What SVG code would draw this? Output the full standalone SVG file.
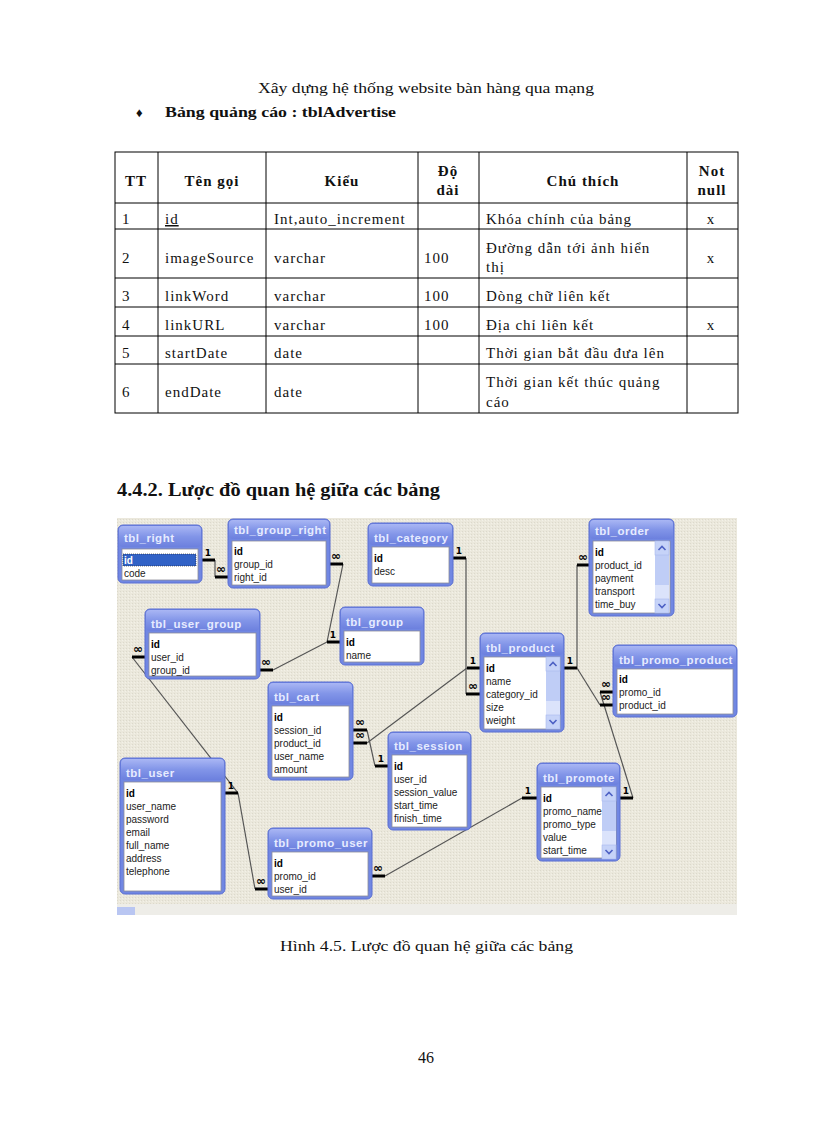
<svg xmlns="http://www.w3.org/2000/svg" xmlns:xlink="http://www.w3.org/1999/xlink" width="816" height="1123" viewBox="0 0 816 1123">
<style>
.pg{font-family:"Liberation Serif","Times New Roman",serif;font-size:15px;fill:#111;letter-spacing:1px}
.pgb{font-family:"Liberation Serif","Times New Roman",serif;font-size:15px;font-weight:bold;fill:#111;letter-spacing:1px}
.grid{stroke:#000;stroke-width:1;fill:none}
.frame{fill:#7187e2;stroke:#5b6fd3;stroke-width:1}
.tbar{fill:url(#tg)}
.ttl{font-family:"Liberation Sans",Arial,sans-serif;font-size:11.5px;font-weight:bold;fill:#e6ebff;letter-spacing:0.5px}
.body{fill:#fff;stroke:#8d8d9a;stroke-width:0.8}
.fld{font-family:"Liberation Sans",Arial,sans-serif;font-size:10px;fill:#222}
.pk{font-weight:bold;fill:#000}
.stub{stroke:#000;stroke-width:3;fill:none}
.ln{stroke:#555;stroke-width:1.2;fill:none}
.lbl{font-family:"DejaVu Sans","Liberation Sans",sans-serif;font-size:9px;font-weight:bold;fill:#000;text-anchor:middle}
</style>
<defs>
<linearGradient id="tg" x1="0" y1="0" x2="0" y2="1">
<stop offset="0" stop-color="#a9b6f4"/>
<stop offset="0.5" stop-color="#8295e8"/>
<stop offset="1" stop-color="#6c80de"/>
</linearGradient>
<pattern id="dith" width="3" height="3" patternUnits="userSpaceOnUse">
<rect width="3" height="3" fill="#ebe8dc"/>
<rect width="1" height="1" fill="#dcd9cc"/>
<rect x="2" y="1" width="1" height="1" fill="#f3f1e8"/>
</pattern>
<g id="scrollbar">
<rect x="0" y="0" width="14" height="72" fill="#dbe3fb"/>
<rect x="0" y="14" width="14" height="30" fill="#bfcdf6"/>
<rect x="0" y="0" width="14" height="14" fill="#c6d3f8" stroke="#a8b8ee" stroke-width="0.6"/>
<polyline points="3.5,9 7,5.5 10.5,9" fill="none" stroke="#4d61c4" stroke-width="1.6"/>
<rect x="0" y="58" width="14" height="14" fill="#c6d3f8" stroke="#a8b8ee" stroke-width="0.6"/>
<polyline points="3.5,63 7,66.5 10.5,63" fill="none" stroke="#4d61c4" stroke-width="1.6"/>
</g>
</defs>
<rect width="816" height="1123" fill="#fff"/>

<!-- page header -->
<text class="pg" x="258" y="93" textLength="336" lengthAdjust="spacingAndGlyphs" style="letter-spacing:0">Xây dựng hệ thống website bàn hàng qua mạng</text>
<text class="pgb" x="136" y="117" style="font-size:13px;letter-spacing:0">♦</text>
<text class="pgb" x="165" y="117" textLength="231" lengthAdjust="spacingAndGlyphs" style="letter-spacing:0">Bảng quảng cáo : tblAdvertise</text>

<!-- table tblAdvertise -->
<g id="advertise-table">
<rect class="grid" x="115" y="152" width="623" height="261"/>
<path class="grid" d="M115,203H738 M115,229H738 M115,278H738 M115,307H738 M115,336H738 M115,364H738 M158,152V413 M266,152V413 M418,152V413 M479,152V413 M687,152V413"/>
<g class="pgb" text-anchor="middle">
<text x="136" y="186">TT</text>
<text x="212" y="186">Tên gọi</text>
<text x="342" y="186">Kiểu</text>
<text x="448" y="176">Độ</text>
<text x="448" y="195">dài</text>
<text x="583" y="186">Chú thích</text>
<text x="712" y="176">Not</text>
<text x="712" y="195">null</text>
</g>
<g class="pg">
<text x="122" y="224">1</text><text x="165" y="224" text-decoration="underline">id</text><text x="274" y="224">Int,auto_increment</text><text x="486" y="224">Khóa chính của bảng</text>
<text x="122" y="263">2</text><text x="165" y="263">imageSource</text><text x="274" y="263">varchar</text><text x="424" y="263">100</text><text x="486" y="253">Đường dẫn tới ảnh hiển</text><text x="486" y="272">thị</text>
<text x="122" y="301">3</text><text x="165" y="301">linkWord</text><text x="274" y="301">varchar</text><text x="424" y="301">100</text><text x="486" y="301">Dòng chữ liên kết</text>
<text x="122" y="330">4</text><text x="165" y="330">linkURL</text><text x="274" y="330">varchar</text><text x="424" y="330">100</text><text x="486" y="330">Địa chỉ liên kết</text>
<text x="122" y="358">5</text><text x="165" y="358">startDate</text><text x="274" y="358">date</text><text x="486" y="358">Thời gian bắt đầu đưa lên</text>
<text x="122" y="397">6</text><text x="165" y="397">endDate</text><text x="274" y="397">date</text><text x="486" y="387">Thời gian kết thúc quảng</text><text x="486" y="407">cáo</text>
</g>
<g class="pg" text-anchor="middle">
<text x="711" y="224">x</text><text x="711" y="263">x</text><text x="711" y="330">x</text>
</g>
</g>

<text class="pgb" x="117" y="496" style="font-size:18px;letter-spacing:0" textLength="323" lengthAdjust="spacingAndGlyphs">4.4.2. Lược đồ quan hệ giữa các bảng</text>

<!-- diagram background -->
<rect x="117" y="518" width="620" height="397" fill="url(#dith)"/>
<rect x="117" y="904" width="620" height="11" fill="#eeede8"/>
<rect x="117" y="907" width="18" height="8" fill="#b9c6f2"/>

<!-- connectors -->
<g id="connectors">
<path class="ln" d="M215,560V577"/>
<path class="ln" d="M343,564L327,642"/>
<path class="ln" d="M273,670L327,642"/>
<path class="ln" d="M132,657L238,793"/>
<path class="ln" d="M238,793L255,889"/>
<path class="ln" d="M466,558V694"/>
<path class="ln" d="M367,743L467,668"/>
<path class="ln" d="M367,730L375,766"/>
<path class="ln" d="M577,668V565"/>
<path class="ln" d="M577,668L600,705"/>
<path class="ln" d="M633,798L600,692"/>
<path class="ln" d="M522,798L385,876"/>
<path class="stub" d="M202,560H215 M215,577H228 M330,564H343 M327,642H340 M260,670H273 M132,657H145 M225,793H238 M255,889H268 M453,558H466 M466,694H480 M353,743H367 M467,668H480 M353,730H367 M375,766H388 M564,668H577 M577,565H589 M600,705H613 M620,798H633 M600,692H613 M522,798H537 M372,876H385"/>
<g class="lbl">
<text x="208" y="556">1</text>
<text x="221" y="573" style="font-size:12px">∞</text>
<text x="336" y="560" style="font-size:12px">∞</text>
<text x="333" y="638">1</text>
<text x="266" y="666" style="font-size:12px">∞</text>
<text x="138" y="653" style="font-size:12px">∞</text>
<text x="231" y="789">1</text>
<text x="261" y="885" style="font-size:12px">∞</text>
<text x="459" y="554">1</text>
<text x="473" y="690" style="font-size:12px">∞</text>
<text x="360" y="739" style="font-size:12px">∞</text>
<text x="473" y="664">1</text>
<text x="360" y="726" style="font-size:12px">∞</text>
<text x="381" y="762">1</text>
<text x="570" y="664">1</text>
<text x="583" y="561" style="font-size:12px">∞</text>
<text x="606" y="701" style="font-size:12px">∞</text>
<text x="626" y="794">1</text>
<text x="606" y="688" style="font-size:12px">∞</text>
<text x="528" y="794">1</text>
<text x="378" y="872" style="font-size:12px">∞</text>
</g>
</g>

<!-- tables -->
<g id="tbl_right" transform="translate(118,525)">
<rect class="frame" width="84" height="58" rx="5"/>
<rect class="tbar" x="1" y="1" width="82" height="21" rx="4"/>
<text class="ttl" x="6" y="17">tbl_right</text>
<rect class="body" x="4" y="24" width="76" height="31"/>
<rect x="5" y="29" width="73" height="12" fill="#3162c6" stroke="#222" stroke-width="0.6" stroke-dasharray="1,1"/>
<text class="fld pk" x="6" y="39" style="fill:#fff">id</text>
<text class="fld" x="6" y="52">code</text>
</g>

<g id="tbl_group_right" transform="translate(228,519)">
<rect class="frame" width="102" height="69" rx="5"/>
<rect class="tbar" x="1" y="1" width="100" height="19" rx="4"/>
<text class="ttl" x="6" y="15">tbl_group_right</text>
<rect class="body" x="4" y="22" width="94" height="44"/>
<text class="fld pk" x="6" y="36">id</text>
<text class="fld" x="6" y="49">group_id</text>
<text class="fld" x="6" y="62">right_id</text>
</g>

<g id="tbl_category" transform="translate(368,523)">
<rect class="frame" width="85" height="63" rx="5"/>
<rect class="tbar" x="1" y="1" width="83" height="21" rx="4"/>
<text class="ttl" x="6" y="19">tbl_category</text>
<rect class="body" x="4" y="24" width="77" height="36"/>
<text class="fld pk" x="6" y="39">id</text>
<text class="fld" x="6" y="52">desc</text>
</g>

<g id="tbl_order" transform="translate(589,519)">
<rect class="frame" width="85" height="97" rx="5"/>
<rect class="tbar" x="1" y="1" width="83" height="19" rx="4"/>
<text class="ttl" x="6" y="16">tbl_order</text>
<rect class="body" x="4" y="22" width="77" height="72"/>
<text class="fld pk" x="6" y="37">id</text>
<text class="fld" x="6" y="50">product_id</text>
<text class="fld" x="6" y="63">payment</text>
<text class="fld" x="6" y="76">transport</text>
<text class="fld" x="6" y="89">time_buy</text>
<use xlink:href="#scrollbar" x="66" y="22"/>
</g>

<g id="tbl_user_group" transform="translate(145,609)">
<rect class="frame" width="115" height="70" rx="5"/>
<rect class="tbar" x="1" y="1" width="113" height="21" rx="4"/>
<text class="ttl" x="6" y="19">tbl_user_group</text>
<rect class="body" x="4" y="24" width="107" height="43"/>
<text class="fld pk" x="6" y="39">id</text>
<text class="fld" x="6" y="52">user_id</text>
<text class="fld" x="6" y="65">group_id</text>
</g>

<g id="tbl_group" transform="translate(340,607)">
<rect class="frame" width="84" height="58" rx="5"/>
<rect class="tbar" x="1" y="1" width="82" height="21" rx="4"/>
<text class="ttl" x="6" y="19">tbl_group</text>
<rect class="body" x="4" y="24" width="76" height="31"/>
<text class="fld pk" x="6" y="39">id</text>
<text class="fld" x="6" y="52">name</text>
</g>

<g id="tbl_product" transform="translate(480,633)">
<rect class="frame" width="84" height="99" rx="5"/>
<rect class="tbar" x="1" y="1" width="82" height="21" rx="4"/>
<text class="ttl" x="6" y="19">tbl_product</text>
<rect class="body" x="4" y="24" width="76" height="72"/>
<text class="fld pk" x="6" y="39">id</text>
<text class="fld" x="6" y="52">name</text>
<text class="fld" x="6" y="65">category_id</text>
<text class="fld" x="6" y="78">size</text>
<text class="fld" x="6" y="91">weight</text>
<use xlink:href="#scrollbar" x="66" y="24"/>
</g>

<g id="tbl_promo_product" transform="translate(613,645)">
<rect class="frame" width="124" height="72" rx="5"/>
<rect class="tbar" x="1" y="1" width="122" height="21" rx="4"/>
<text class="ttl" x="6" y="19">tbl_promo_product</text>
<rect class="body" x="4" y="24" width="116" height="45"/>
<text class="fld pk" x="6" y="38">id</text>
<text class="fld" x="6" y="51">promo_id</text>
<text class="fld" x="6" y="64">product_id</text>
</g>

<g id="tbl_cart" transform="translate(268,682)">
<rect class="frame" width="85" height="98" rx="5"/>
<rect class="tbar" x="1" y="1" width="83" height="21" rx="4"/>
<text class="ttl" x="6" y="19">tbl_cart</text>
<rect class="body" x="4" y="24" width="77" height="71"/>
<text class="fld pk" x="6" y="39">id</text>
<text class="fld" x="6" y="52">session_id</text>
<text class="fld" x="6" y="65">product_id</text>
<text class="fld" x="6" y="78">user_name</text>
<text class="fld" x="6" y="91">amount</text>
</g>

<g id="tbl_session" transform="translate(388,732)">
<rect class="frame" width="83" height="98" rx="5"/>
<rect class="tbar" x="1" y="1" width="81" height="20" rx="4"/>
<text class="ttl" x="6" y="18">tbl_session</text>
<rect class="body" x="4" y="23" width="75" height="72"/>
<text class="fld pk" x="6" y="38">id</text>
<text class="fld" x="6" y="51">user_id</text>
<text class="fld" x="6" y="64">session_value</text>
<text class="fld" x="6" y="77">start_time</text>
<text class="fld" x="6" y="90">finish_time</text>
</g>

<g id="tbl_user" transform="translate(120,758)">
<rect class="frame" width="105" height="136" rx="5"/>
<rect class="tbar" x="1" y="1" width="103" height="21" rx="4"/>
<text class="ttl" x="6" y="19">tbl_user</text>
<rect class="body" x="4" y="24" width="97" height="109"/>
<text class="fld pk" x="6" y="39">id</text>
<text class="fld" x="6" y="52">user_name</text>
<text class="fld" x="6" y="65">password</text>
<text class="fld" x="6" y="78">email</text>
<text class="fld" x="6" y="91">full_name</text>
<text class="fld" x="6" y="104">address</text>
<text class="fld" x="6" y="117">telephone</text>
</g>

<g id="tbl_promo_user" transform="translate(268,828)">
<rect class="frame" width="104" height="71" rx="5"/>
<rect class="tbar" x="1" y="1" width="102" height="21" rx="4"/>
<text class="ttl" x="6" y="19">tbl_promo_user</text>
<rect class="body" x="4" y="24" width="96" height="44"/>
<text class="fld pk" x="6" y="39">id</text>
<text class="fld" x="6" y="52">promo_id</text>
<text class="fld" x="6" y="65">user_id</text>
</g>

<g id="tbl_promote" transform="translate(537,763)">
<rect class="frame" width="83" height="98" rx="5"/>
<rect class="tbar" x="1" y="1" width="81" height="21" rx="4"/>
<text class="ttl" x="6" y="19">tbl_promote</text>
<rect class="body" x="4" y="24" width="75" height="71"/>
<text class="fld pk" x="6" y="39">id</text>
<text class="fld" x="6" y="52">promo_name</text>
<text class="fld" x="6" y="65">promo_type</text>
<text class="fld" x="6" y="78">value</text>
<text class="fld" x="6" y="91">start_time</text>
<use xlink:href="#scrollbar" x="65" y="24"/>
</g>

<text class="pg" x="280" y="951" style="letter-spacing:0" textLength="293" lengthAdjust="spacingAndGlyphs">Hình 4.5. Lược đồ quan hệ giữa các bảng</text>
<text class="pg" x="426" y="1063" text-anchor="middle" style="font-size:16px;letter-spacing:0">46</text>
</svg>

### Task directions
Pick out all lines from the data above in which the word "code" appears.

### Solution to the problem
What SVG code would draw this? Output the full standalone SVG file.
<text class="fld" x="6" y="52">code</text>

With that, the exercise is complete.